PATRÃO: A senhorita vai exercer a função de... digamos assim... a função de rolha de poço.
MULHER: Nossa! Nunca ouvi falar desse cargo. O que é isso?
PATRÃO: Eu já explico. Tudo quanto é pepino da empresa desaba em cima mim. O dia inteiro entra aqui na minha sala um bando de gente inconveniente. É cliente fazendo reclamação, funcionário pedindo aumento, minha ex-mulher cobrando pensão, marido corno querendo me dar porrada. E muita gente de teatro pedindo apoio cultural! A senhorita vai barrar esses chatos.
MULHER: De que jeito, doutor?
PATRÃO: Facinho ! A senhorita vai bancar a rolha de poço. Quando aqueles pentelhos quiserem forçar a entrada... sim, porque eles são ousados e não respeitam nem os seguranças... nesse caso, a senhorita se coloca bem ali no vão da porta. Fica ali paradinha. Não precisa dizer nem fazer nada. Sua presença... e somente ela... vai impedir a entrada dos energúmenos. Entendeu?
MULHER: Entendi, doutor, agora entendi.
PATRÃO: E então? Aceita o emprego?
MULHER: Aceito, doutor...
PATRÃO: Que ótimo!
MULHER: ... mas com uma condição. Antes o senhor deve me responder uma pergunta.
PATRÃO: Pois não, pergunte.
MULHER: A senhora sua mãe é gordinha, não é?
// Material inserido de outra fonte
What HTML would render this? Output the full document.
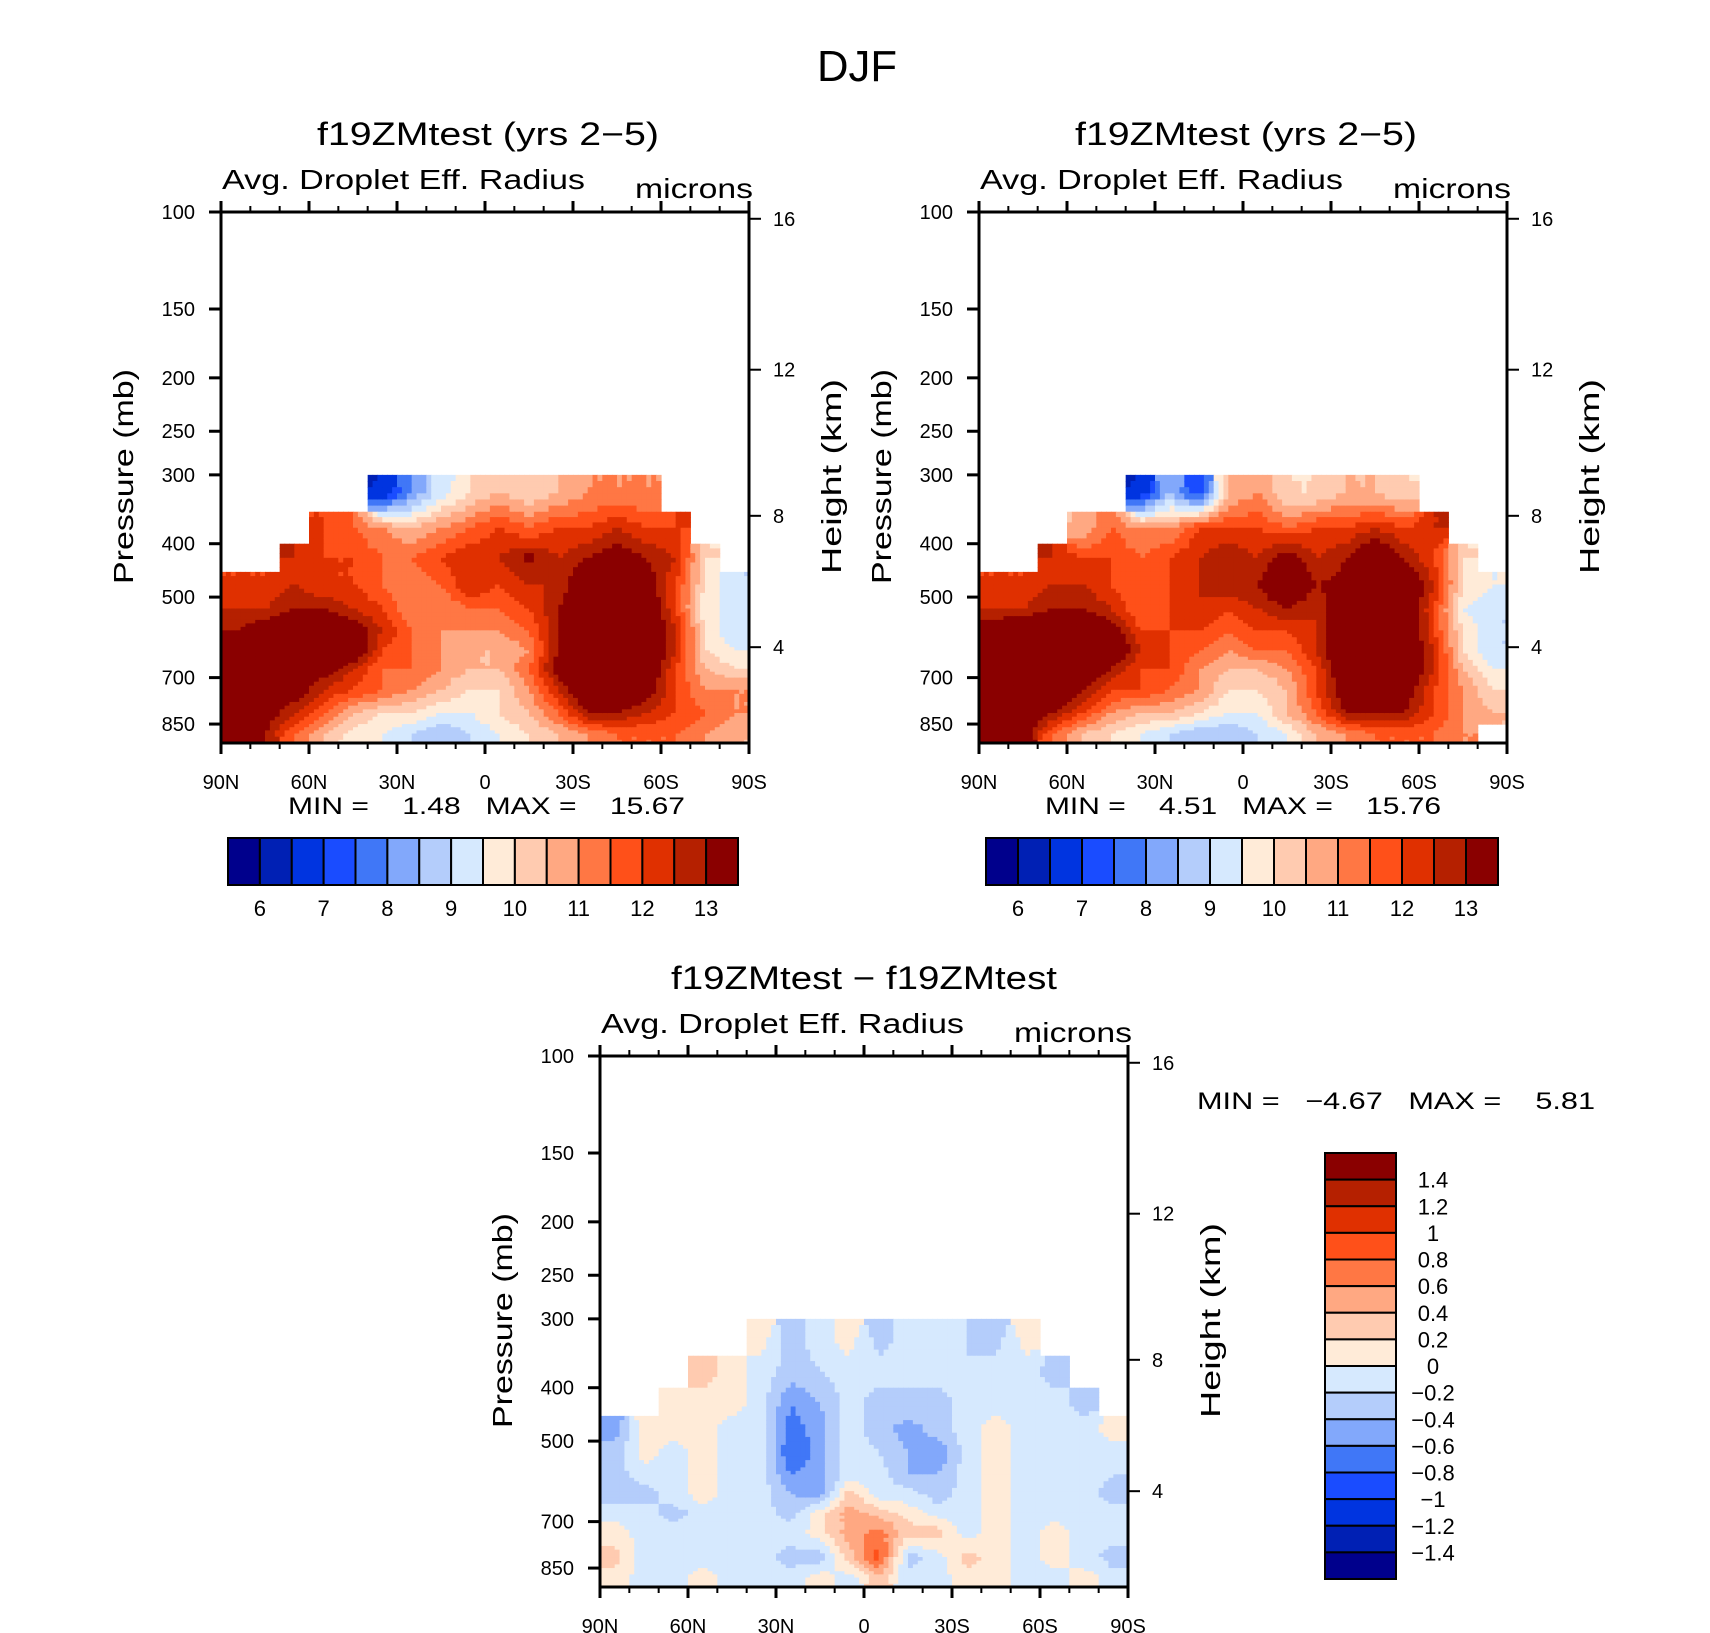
<!DOCTYPE html>
<html><head><meta charset="utf-8"><style>
html,body{margin:0;padding:0;background:#fff;}
svg{display:block;font-family:"Liberation Sans",sans-serif;}
</style></head><body>
<svg id="fig" width="1710" height="1633" viewBox="0 0 1710 1633" xmlns="http://www.w3.org/2000/svg">
<text x="857" y="81" font-size="44" text-anchor="middle" textLength="80" lengthAdjust="spacingAndGlyphs">DJF</text>
</svg>
<script>
// ---- data ----
const latCenters = [85,75,65,55,45,35,25,15,5,-5,-15,-25,-35,-45,-55,-65,-75,-85];
const levEdges = [300,350,400,450,500,550,600,650,700,775,850,920];
const presTicks = [100,150,200,250,300,400,500,700,850];
const heightTicks = [16,12,8,4];
const latTicks = [90,60,30,0,-30,-60,-90];
const latTickLabels = ["90N","60N","30N","0","30S","60S","90S"];
const absLevels = [6,6.5,7,7.5,8,8.5,9,9.5,10,10.5,11,11.5,12,12.5,13];
const absLabels = ["6","7","8","9","10","11","12","13"];
const diffLevels = [-1.4,-1.2,-1,-0.8,-0.6,-0.4,-0.2,0,0.2,0.4,0.6,0.8,1,1.2,1.4];
const diffLabels = ["1.4","1.2","1","0.8","0.6","0.4","0.2","0","\u22120.2","\u22120.4","\u22120.6","\u22120.8","\u22121","\u22121.2","\u22121.4"];
const palette = ["#00008c","#0020b4","#0034e0","#1a4cff","#4077f7","#82a8fb","#b4cdfb","#d6e9fe","#ffebd8","#ffcbb0","#ffa882","#ff7744","#ff5019","#e03000","#b52000","#8a0000"];
const N=null;
const fieldA = [
 [N,N,N,N,N,6.5,8,9.3,10,10.5,10,10.5,11,11,11,N,N,N],
 [N,N,N,12,11.5,11,10.5,11,11.5,12,11.5,12,12,12.5,12,12,N,N],
 [N,N,12.5,12,12,11.5,11.5,12,12.5,12.5,13.2,12.5,13,13.5,13,12.5,10,N],
 [12,12,12.5,12,12,11.5,11,11.5,12.5,12,12.5,12.5,14,14,13.5,12,10,9],
 [12.5,12.5,13,13,12.5,12,11,11,11.5,11.5,12,13,14,14,14,12,9.5,9.5],
 [13,13.5,14,14,13.5,12.5,11.5,11,11,11,11.5,13,14,14,14,12.5,10,9],
 [14,14,14,14,14,12,11.5,11,10.5,10.5,11,13,14,14,14,12.5,10,9.5],
 [14,14,14,13.5,12.5,11.5,11.5,11,10.5,10.5,11.5,13.5,14,14,14,12,10.5,10],
 [14,14,13.5,12.5,12,11.5,11,10.5,10,10,11,12.5,14,14,13.5,12,11,11],
 [14,13.5,12.5,11.5,10.5,10,10,9.5,9.5,10,10.5,11.5,13,13,12.5,12,11.5,11],
 [14,13,11.5,10.5,9.8,9.5,9,8.5,9,9.5,10,10.5,11,11.5,11.5,11.5,11,10.5]
];
const fieldB = [
 [N,N,N,N,N,6.5,8.5,7,10.5,11,10,10,10.5,10.5,10,N,N,N],
 [N,N,N,10.5,11.5,11,11,12,12,12,11.5,12,12,12.5,12,12.5,N,N],
 [N,N,12.5,12,12,11.5,12,12.5,13,12.5,13.5,12.5,13,14,13,12,10,N],
 [12,12,12.5,12.5,12,11.5,12,12.5,13,13,14,13,13.2,14,14,12.5,10,9.5],
 [12.5,12.5,13,13,12.5,11.5,12,12.5,12,12.5,13,12.5,14,14,14,12,9.5,9],
 [13.5,14,14,14,13.5,12,12,12,11.5,12,12,12.5,14,14,14,12,10,9],
 [14,14,14,14,14,12.5,12,11.5,11,11.5,11.5,12.5,14,14,14,12.5,10,9],
 [14,14,14,14,13,12,12,11,10.5,10.5,11,12,14,14,14,12.5,10.5,9.5],
 [14,14,14,13,12,12,11.5,11,10,10,10.5,12,13.5,14,13.5,12,11,10],
 [14,14,13,12,11,10.5,10.5,10,9.5,9.5,10.5,11.5,13,13,13,12,11,10.5],
 [14,13.5,11.5,10.5,10,9.5,9,8.5,8.5,9,9.5,10.5,11,11.5,11.5,11.5,11,N]
];
const fieldD = [
 [N,N,N,N,N,0.1,-0.3,-0.1,0.1,-0.3,-0.1,-0.1,-0.2,-0.3,0.1,N,N,N],
 [N,N,N,0.3,0.1,-0.1,-0.3,-0.2,-0.1,-0.1,-0.2,-0.1,-0.2,-0.1,-0.1,-0.3,N,N],
 [N,N,0.1,0.1,0.1,-0.1,-0.6,-0.4,-0.1,-0.3,-0.2,-0.3,-0.1,-0.1,-0.1,-0.1,-0.3,N],
 [-0.5,0.1,0.1,0.1,-0.1,-0.1,-0.7,-0.5,-0.1,-0.3,-0.5,-0.3,-0.1,0.1,-0.1,-0.1,-0.1,0.1],
 [-0.3,0.1,-0.1,0.1,-0.1,-0.1,-0.8,-0.5,-0.1,-0.2,-0.4,-0.6,-0.1,0.1,-0.1,-0.1,-0.1,-0.1],
 [-0.3,-0.1,-0.1,0.1,-0.1,-0.1,-0.6,-0.5,-0.1,-0.1,-0.4,-0.4,-0.1,0.1,-0.1,-0.1,-0.1,-0.2],
 [-0.3,-0.3,-0.1,0.1,-0.1,-0.1,-0.4,-0.5,0.3,-0.1,-0.1,-0.3,-0.1,0.1,-0.1,-0.1,-0.1,-0.3],
 [-0.1,-0.1,-0.3,-0.1,-0.1,-0.1,-0.3,0.1,0.5,0.3,0.1,-0.1,-0.1,0.1,-0.1,-0.1,-0.1,-0.1],
 [0.1,-0.1,-0.1,-0.1,-0.1,-0.1,-0.1,0.1,0.5,0.7,0.3,0.3,-0.1,0.1,-0.1,0.1,-0.1,-0.1],
 [0.3,-0.1,-0.1,-0.1,-0.1,-0.1,-0.3,-0.3,0.3,0.9,-0.3,-0.1,0.3,0.1,-0.1,0.1,-0.1,-0.3],
 [0.1,-0.1,-0.1,0.1,-0.1,-0.1,-0.1,0.1,-0.1,0.3,-0.1,-0.1,0.1,0.1,-0.1,-0.1,0.1,-0.1]
];

// ---- drawing ----
const NS="http://www.w3.org/2000/svg";
const svg=document.getElementById('fig');
function mk(tag,attrs,parent){const e=document.createElementNS(NS,tag);for(const k in attrs)e.setAttribute(k,attrs[k]);(parent||svg).appendChild(e);return e;}
function txt(s,attrs,parent){const e=mk('text',attrs,parent);e.textContent=s;return e;}
function colorFor(v,levels){let i=0;while(i<levels.length&&v>=levels[i])i++;return palette[Math.min(i,palette.length-1)];}
function heightToP(z){const m=z*1000;if(m<11000)return 1013.25*Math.pow(1-2.25577e-5*m,5.2559);return 226.32*Math.exp(-(m-11000)/6341.6);}
const PBOT=920;

function panel(o){
  const g=mk('g',{});
  
  
  const X=o.x,Y=o.y,W=528,H=531;
  const xs=lat=>X+(90-lat)/180*W;
  const ys=p=>Y+H*Math.log10(p/100)/Math.log10(PBOT/100);
  const cells=mk('g',{},g);
  
  
  const F=o.field,R=F.length,C=latCenters.length,S=6;
  const val=(r,c)=>(r>=0&&r<R&&c>=0&&c<C)?F[r][c]:null;
  for(let r=0;r<R;r++)for(let c=0;c<C;c++){
    const v0=F[r][c]; if(v0===null)continue;
    const x0=xs(latCenters[c]+5),x1=xs(latCenters[c]-5);
    const y0=ys(levEdges[r]),y1=ys(levEdges[r+1]);
    for(let i=0;i<S;i++)for(let j=0;j<S;j++){
      const fx=(i+0.5)/S-0.5, fy=(j+0.5)/S-0.5;
      const cn=c+(fx<0?-1:1), rn=r+(fy<0?-1:1);
      const vx=val(r,cn)===null?v0:val(r,cn);
      const vy=val(rn,c)===null?v0:val(rn,c);
      const vxy=val(rn,cn)===null?v0:val(rn,cn);
      const ax=Math.abs(fx),ay=Math.abs(fy);
      const v=v0*(1-ax)*(1-ay)+vx*ax*(1-ay)+vy*(1-ax)*ay+vxy*ax*ay;
      const rx=x0+(x1-x0)*i/S, ry=y0+(y1-y0)*j/S;
      const e=mk('rect',{x:rx.toFixed(2),y:ry.toFixed(2),width:((x1-x0)/S+0.6).toFixed(2),height:((y1-y0)/S+0.6).toFixed(2),fill:colorFor(v,o.levels)},cells);
      
      
    }
  }
  const fr=mk('rect',{x:X,y:Y,width:W,height:H,fill:'none',stroke:'#000','stroke-width':3},g);
  
  
  for(let lat=90;lat>=-90;lat-=10){
    const major=lat%30===0, x=xs(lat), L=major?11:6;
    mk('line',{x1:x,x2:x,y1:Y,y2:Y-L,stroke:'#000','stroke-width':major?3:2},g);
    mk('line',{x1:x,x2:x,y1:Y+H,y2:Y+H+L,stroke:'#000','stroke-width':major?3:2},g);
  }
  latTicks.forEach((lat,i)=>{
    const t=txt(latTickLabels[i],{x:xs(lat),y:Y+H+46,'font-size':20,'text-anchor':'middle'},g);
    
    
  });
  presTicks.forEach(p=>{
    const y=ys(p);
    mk('line',{x1:X,x2:X-12,y1:y,y2:y,stroke:'#000','stroke-width':3},g);
    const t=txt(String(p),{x:X-26,y:y+7,'font-size':20,'text-anchor':'end'},g);
    
    
  });
  heightTicks.forEach(z=>{
    const y=ys(heightToP(z));
    mk('line',{x1:X+W,x2:X+W+12,y1:y,y2:y,stroke:'#000','stroke-width':2},g);
    const t=txt(String(z),{x:X+W+24,y:y+7,'font-size':20},g);
    
    
  });
  const pl=txt('Pressure (mb)',{x:0,y:0,'font-size':28,'text-anchor':'middle',transform:`translate(${X-88},${Y+H*0.5-1}) rotate(-90)`,textLength:215,lengthAdjust:'spacingAndGlyphs'},g);
  
  
  const hl=txt('Height (km)',{x:0,y:0,'font-size':28,'text-anchor':'middle',transform:`translate(${X+W+92},${Y+H*0.5-1}) rotate(-90)`,textLength:195,lengthAdjust:'spacingAndGlyphs'},g);
  
  
  const tt=txt(o.title,{x:X+W/2+(o.titleDx||0),y:Y-67,'font-size':32,'text-anchor':'middle',textLength:o.titleLen,lengthAdjust:'spacingAndGlyphs'},g);
  
  
  const vl=txt('Avg. Droplet Eff. Radius',{x:X+1,y:Y-23,'font-size':28,textLength:363,lengthAdjust:'spacingAndGlyphs'},g);
  
  
  const ul=txt('microns',{x:X+W+4,y:Y-14,'font-size':28,'text-anchor':'end',textLength:118,lengthAdjust:'spacingAndGlyphs'},g);
  
  
  return g;
}

function hbar(x,y,w,h,levels,labels,name){
  const g=mk('g',{});
  
  
  const n=palette.length,bw=w/n;
  palette.forEach((c,i)=>{
    const r=mk('rect',{x:x+i*bw,y:y,width:bw,height:h,fill:c,stroke:'#000','stroke-width':2},g);
    
    
  });
  labels.forEach((l,k)=>{
    const t=txt(l,{x:x+(2*k+1)*bw,y:y+h+31,'font-size':22,'text-anchor':'middle'},g);
    
    
  });
}
function vbar(x,y,w,h,labels,name){
  const g=mk('g',{});
  
  
  const n=palette.length,bh=h/n;
  palette.slice().reverse().forEach((c,i)=>{
    const r=mk('rect',{x:x,y:y+i*bh,width:w,height:bh,fill:c,stroke:'#000','stroke-width':2},g);
    
    
  });
  labels.forEach((l,k)=>{
    const t=txt(l,{x:x+w+37,y:y+(k+1)*bh+8,'font-size':22,'text-anchor':'middle'},g);
    
    
  });
}

panel({name:'panel-top-left',x:221,y:212,field:fieldA,levels:absLevels,title:'f19ZMtest (yrs 2\u22125)',titleLen:342,titleDx:3});
panel({name:'panel-top-right',x:979,y:212,field:fieldB,levels:absLevels,title:'f19ZMtest (yrs 2\u22125)',titleLen:342,titleDx:3});
panel({name:'panel-difference',x:600,y:1056,field:fieldD,levels:diffLevels,title:'f19ZMtest \u2212 f19ZMtest',titleLen:386,titleDx:0});

const m1=txt('MIN =    1.48   MAX =    15.67',{x:288,y:814,'font-size':24,textLength:397,lengthAdjust:'spacingAndGlyphs'});


const m2=txt('MIN =    4.51   MAX =    15.76',{x:1045,y:814,'font-size':24,textLength:396,lengthAdjust:'spacingAndGlyphs'});


const m3=txt('MIN =   \u22124.67   MAX =    5.81',{x:1197,y:1109,'font-size':24,textLength:398,lengthAdjust:'spacingAndGlyphs'});


[m1,m2,m3].forEach(e=>e.setAttribute('style','white-space:pre'));

hbar(228,838,510,47,absLevels,absLabels,'colorbar-left');
hbar(986,838,512,47,absLevels,absLabels,'colorbar-right');
vbar(1325,1153,71,426,diffLabels,'colorbar-diff');
</script>
</body></html>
PATRÃO: É, sim. Como é que a senhorita sabe disso?
MULHER: É uma coisa natural: com uma certa idade, as mulheres costumam engordar. Problemas hormonais, com o senhor deve saber. Mas o que eu quero lhe sugerir é o seguinte: (LEVANTANDO-SE DA CADEIRA) Por que o senhor não pega a sua mãezinha querida e bota ela ali na porta pra servir de rolha de poço?! (E SAI DA SALA PISANDO DURO.)
PATRÃO: (CONSIGO MESMO) Que gordinha mais mal-agradecida! Ganha um emprego sem precisar fazer o teste do sofá... e ainda fica fazendo doce! (LIGA O INTERFONE.) Dona Teresinha, sobrou alguma gorda por aí? (...............) Sei, foram todas embora... Então faça o seguinte: descubra onde os “gordos anônimos” se reúnem, pegue a fulana mais gorducha, ofereça-lhe uma feijoada do “Bolinha” e me traga aqui. Como disse o Albert Camus, “depois de uma feijoada, a peste!” (E DESLIGA O INTERFONE, ENCERRANDO-SE O QUADRO.)